En tête d’une des lettres de sa Critique générale, Bayle nous dit avoir remarqué, dès ses jeunes ans, une chose qui lui parut bien jolie et bien imitable, dans l’Histoire de l’Académie française de Pelisson : c’est que celui-ci avait toujours plus cherché, en lisant un livre, l’esprit et le génie de l’auteur que le sujet même qu’on y traitait.

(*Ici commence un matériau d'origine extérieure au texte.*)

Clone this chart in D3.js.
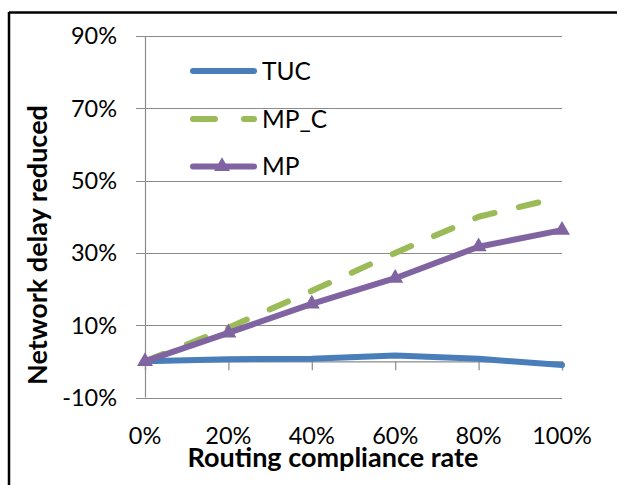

Bayle applique cette méthode au Père Maimbourg ; et nous, au milieu de tous ces ouvrages si bigarrés de pensées, de ces ouvrages pareils à des rivières qui serpentent, nous appliquerons la méthode à Bayle lui-même, nous occupant de sa personne plus que des objets nombreux où il se disperse[1].

Bayle, d’après ce qu’on vient de voir, a toujours très-peu résidé à Paris, malgré son vif désir. Il y passa quelques mois comme précepteur, en 1675 ; il y vint quelquefois pendant ses vacances de Sedan ; il y resta dans l’intervalle de son retour de Sedan à son départ pour Rotterdam : mais on peut dire qu’il ne connut pas le monde de Paris, la belle société de ces années brillantes ; son langage et ses habitudes s’en ressentent d’abord. Cette absence de Paris est sans doute cause que Bayle paraît à la fois en avance et en retard sur son siècle, en retard d’au moins cinquante ans par

  1. Sur le caractère de Bayle, on peut lire quelques pages agréables de D’Israeli (Curiosities of Literature, t. II).